Thanks to Condohype for sending in the link to this story in todays Vancouver Sun: mortgages move into uncharted waters. This is a similar article to the one linked to last week about over-stretched buyers fueling the real estate boom, but refers to a Scotiabank report released yesterday focusing on the risks created by relatively new 40 year mortgage terms. According to the report, longer term mortgages now account for a full two-thirds of all mortgage applications.
In the near term, their introduction — which began in 2006 when Ottawa “unshackled” the Canada Mortgage and Housing Corporation from the traditional 25-year mortgage — will help stabilize a softening Canadian housing market as it draws in a new group of buyers.
Longer term, however, nobody knows what the effect will be, Holt said.
If, for instance, buyers as a group tend to pay back the debt at an accelerated pace, it will increase the risk for the originators of the mortgages and buyers of mortgage-backed securities into which they are folded.

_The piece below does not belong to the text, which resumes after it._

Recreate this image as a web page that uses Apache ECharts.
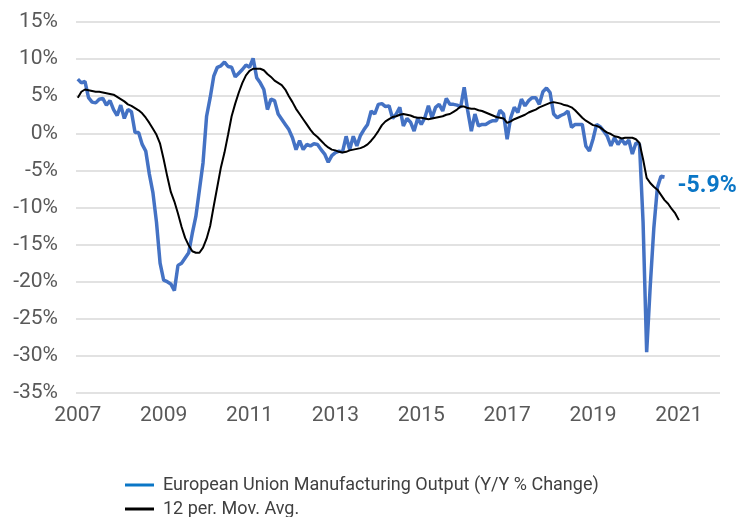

On the other hand, the report says, “future shock risk is being intensified,” in the event that a large portion of new buyers move into such leveraged products and suddenly face a shock to interest rates or wage growth.
Now, if faced with sudden difficulties, the holder of a 25-year mortgage can move into a 40-year, but it’s unclear what would happen if the 40 becomes the norm and economic difficulties arise.
I’m not sure why it’s so ‘unclear’ what would happen if the majority of buyers have no adjustment room in their mortgages, pay a majority of their income to cover loan interest and ‘economic difficulties’ arise. I don’t need a crystal ball to foresee that such a situation would be ‘problematic’. Unfortunately as we’ve seen in the USA, ‘economic difficulties’ can simply be a drop-off of buyers at over-inflated prices. Prices in the US started dropping long before problems with sub-prime mortgages and recession fears started looming.
I also find it strange that all these new products were introduced in the midst of a boom rather than when the housing market needed ‘saving’ from a collapse. Seems a bit like using up your nitrous on the drive to the racetrack. This article also touches on the way these new mortgage products encourage speculation:
Equally significant is the impact changes to the mortgage industry may have on the condo market, Holt said.
Starting last year, Ottawa changed the rules on insured-investor mortgages, allowing buyers to acquire an insured mortgage on a property other than a principal residence.
Holt said he estimates one in four condo buyers is a speculator looking to profit from property price gains and, he forecasts, “This is going to intensify influences of investor sentiment, particularly the condo market over the next few years.
“You’ll see more speculative activity in the market at a time when there’s already a fair amount.”
This can sharpen market downturns, as appears to be the case in Calgary, when prices drop and speculators rush to unload properties.